* [Records for this exercise]:

◇ ◇ ◇ ◇ ◇

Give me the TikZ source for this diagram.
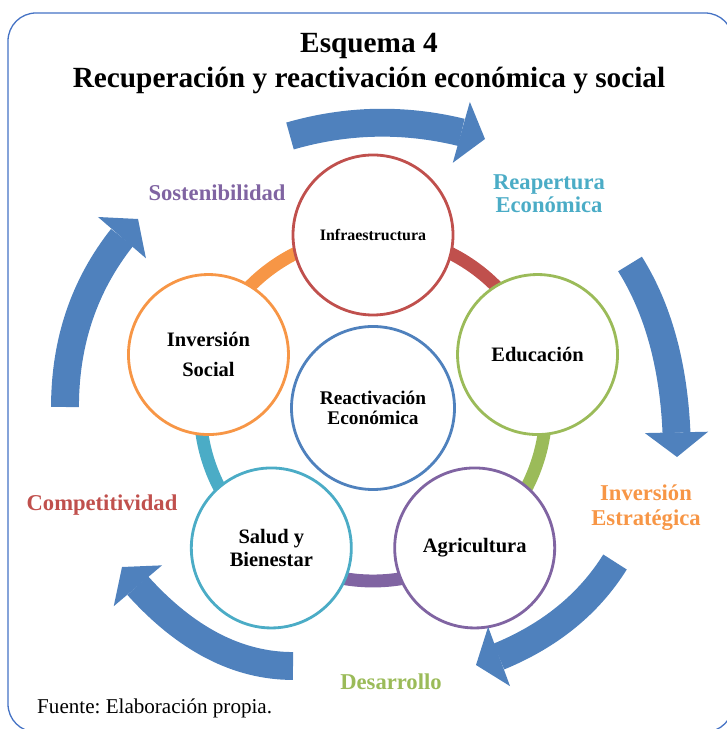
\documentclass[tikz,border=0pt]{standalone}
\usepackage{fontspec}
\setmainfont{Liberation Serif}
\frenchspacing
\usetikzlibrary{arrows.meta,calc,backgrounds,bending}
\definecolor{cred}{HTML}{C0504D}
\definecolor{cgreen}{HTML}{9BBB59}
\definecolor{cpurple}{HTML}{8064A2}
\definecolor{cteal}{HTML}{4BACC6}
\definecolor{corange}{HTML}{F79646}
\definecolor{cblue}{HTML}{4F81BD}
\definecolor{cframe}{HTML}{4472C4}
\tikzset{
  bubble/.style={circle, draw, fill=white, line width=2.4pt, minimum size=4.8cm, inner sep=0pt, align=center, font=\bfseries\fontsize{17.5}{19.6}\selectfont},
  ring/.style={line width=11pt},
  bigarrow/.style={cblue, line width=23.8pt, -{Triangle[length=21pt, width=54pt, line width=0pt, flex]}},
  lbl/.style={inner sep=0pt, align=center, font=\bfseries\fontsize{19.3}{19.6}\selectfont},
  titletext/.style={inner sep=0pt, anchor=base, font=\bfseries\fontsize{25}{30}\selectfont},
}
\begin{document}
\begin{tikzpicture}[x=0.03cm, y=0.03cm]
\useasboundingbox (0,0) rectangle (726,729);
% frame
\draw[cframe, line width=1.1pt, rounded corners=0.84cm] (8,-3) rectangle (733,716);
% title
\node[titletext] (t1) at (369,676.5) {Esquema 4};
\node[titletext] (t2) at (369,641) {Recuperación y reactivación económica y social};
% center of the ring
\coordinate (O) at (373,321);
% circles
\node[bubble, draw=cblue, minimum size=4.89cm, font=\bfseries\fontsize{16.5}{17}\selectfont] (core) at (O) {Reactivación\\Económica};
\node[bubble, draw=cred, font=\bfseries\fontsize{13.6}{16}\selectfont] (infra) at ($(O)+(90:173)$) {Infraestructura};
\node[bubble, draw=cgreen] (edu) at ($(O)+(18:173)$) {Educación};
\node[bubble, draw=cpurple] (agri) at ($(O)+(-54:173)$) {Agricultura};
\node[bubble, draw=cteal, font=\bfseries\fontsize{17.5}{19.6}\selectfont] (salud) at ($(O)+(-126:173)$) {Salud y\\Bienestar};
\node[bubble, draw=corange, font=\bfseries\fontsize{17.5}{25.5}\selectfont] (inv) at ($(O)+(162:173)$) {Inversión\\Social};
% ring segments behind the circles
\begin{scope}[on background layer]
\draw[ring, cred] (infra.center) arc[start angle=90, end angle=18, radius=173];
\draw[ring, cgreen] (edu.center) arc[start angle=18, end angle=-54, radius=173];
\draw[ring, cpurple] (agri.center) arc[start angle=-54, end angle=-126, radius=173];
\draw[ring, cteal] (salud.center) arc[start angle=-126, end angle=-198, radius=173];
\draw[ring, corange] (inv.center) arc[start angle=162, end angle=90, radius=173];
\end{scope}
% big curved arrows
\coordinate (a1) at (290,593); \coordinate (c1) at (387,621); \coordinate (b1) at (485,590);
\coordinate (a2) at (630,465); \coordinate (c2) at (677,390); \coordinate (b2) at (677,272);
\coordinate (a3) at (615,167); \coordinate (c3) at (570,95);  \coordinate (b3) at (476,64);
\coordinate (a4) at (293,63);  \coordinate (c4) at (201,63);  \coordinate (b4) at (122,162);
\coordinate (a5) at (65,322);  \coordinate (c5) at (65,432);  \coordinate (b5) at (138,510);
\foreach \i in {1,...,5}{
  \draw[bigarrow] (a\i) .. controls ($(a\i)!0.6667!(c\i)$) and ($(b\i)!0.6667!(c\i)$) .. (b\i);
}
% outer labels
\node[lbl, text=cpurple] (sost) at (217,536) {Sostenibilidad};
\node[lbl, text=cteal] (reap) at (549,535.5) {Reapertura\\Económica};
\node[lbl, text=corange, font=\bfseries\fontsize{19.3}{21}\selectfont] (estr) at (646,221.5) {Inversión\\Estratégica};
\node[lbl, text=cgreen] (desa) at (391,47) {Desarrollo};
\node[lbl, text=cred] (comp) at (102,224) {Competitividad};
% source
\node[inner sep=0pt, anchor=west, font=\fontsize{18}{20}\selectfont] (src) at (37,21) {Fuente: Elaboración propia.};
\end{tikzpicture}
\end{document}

◇ ◇ ◇ ◇ ◇

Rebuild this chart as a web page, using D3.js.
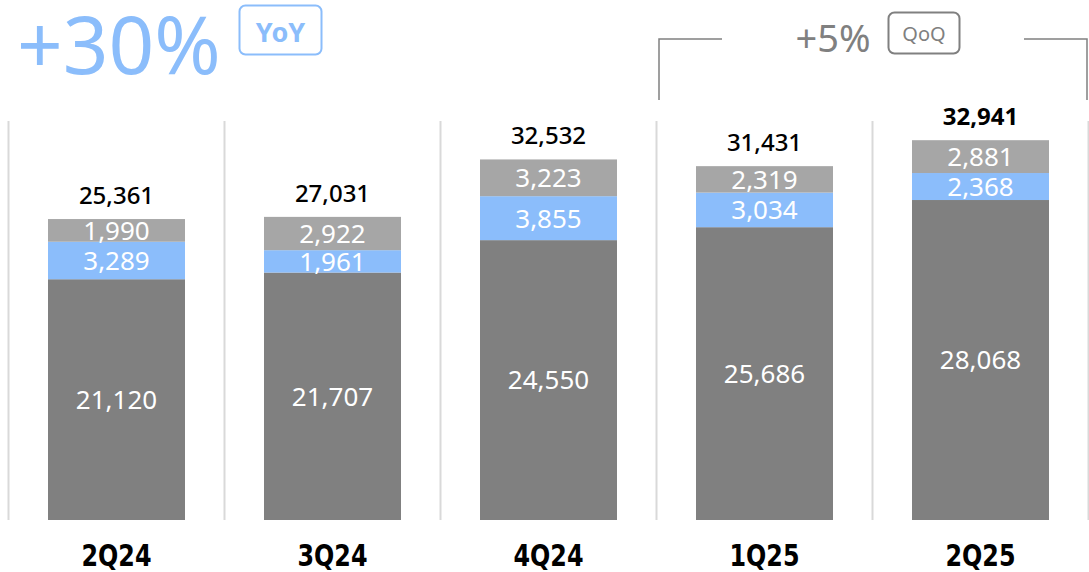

◇ ◇ ◇ ◇ ◇

* [Set exercise]:
Scan the listing above for the word "source" and show each line where it is found.

* [Completed task]:
Give me the TikZ source for this diagram.
% source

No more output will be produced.